### TASK TO CARRY OUT
Work out how many lines in the entries below include the word "matplotlib". Give nothing but the number.

═════ DATA FOR THIS TASK ═════

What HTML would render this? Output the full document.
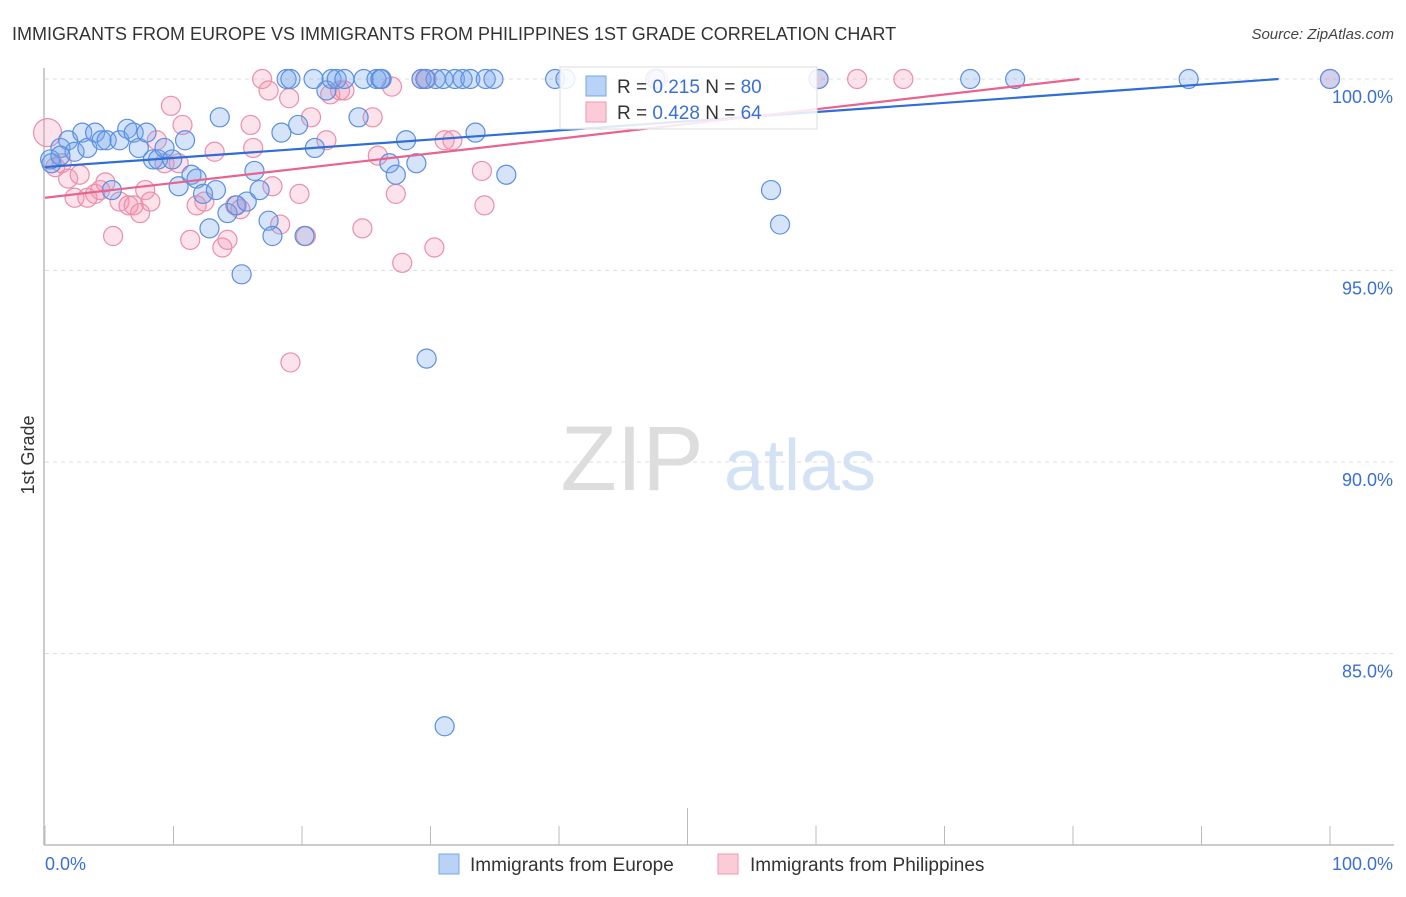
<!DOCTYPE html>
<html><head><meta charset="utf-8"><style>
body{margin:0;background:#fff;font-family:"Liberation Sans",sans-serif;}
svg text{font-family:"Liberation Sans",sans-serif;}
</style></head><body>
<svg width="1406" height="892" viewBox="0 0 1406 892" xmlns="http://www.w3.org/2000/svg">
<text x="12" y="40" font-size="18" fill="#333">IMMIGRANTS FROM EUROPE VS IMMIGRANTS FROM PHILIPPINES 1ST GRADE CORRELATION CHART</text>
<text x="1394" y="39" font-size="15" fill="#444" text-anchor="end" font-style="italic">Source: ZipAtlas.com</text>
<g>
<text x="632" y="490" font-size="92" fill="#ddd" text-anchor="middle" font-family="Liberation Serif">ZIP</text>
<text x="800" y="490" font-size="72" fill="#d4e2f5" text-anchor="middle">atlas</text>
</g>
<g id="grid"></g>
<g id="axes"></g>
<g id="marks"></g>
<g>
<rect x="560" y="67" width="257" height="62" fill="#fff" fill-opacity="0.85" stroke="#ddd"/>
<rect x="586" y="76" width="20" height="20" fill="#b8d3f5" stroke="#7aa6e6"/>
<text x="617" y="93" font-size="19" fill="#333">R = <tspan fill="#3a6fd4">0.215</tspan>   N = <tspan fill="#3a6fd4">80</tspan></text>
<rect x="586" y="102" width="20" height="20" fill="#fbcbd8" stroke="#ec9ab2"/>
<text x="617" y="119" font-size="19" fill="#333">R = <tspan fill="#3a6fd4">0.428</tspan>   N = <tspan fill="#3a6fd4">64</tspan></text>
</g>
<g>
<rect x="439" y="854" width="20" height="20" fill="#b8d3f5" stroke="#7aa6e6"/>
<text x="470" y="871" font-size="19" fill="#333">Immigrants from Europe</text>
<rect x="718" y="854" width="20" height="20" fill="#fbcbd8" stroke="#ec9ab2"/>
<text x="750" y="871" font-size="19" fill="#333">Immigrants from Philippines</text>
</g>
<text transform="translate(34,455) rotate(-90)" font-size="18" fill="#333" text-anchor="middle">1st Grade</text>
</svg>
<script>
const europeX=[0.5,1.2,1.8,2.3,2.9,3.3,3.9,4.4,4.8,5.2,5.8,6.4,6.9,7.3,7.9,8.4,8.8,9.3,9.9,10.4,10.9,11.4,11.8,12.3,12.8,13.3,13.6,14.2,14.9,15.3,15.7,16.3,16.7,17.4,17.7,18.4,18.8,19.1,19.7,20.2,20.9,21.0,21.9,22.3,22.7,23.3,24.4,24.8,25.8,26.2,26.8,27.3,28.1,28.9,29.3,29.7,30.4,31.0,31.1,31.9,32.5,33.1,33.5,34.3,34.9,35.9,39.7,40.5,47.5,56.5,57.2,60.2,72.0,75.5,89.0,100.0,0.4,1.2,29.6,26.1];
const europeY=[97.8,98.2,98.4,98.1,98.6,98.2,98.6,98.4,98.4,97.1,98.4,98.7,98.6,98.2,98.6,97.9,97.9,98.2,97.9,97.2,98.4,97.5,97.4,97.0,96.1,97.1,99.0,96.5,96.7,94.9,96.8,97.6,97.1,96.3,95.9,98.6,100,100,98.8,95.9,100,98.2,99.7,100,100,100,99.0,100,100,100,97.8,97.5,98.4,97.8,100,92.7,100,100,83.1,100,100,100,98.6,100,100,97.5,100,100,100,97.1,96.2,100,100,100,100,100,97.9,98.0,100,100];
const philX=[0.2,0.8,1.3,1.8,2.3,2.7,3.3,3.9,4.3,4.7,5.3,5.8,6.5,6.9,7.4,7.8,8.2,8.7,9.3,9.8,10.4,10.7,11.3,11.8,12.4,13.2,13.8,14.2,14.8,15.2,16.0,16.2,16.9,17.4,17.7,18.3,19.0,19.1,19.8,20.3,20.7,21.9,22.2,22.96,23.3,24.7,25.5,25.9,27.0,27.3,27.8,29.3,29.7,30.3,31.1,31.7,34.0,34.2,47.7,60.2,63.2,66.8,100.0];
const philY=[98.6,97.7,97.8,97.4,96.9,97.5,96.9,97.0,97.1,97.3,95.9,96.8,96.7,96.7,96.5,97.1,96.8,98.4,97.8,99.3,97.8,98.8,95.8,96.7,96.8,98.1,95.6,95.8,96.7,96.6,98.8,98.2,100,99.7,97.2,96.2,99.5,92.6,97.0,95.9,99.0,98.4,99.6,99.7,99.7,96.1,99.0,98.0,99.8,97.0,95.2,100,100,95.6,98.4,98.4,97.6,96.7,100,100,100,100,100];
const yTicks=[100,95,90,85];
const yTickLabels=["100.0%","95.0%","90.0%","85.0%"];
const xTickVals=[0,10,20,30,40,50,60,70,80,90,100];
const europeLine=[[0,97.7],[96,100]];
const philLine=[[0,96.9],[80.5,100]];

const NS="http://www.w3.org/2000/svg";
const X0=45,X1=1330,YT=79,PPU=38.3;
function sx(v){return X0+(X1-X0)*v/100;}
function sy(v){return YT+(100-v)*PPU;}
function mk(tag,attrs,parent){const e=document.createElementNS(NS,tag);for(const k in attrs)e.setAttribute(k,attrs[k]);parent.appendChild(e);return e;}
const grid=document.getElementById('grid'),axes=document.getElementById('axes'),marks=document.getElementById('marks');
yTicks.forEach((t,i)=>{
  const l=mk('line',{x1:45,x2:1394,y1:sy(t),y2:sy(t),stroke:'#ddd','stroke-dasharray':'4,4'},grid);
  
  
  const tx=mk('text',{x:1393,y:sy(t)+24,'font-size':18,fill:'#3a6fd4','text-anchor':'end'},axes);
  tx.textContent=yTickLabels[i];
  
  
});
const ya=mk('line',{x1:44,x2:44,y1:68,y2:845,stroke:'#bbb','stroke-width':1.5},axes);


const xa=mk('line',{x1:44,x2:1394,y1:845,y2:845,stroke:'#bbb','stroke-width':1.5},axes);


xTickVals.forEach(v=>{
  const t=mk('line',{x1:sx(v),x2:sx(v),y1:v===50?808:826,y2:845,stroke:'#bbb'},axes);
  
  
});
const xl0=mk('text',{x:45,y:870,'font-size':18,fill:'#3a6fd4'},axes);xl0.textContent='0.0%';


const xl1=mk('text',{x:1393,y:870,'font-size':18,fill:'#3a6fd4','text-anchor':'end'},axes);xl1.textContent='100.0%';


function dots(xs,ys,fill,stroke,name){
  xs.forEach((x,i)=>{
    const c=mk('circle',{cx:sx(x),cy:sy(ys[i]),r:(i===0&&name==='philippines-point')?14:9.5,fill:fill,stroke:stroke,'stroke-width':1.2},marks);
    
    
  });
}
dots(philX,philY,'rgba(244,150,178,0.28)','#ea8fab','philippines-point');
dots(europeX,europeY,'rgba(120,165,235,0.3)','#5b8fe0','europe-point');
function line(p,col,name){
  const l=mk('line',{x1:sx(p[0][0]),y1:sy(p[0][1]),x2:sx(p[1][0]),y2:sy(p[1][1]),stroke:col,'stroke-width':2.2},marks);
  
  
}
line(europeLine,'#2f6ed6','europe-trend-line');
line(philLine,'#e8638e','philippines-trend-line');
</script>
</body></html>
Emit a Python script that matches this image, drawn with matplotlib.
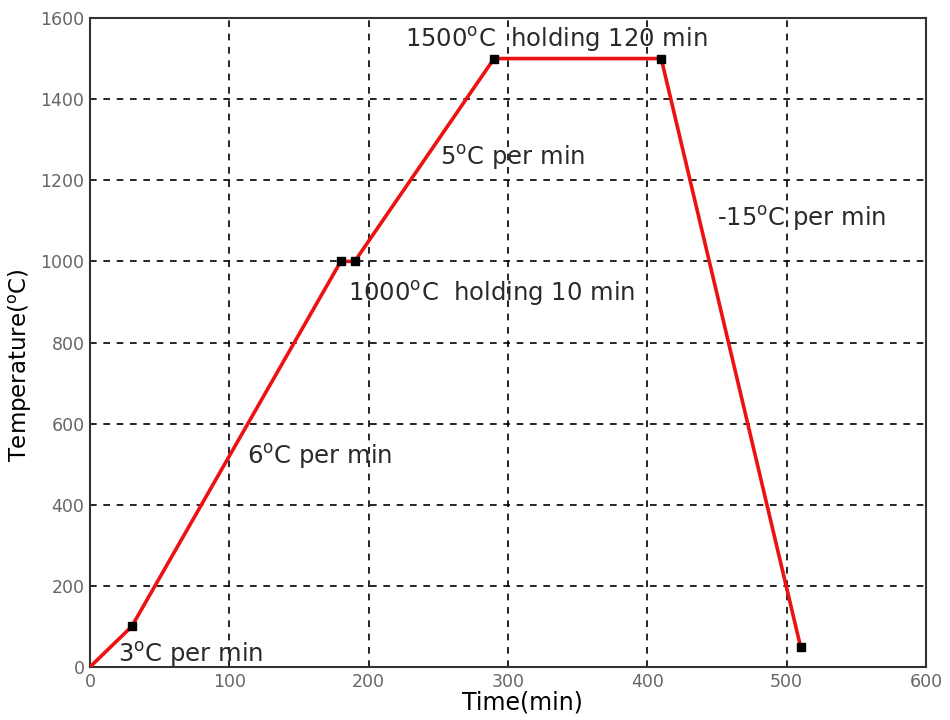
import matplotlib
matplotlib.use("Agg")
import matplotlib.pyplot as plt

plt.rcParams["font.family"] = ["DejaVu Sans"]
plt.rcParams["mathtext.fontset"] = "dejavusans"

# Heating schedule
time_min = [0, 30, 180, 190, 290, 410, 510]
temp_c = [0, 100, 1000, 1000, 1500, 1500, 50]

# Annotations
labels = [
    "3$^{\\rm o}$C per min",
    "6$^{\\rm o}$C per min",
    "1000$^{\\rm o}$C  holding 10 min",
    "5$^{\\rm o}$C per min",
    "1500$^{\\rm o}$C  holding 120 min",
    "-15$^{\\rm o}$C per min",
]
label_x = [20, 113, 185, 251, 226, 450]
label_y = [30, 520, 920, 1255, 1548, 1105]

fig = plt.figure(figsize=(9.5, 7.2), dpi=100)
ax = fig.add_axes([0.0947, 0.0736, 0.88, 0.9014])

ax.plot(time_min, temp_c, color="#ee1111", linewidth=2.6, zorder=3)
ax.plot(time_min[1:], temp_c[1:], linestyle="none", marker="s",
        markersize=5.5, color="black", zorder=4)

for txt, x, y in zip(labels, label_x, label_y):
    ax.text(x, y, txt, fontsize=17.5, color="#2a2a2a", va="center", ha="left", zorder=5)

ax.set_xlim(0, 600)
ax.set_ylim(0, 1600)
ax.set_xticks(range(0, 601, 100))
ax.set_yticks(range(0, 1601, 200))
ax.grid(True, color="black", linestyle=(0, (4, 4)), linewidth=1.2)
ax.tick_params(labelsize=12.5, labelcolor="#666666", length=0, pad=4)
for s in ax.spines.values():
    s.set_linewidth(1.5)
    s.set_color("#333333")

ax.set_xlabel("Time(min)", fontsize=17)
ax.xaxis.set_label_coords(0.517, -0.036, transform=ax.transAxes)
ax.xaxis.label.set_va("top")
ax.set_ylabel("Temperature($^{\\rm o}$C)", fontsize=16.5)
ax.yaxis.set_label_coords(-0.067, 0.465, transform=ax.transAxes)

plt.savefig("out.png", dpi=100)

═════

### FINAL ANSWER
4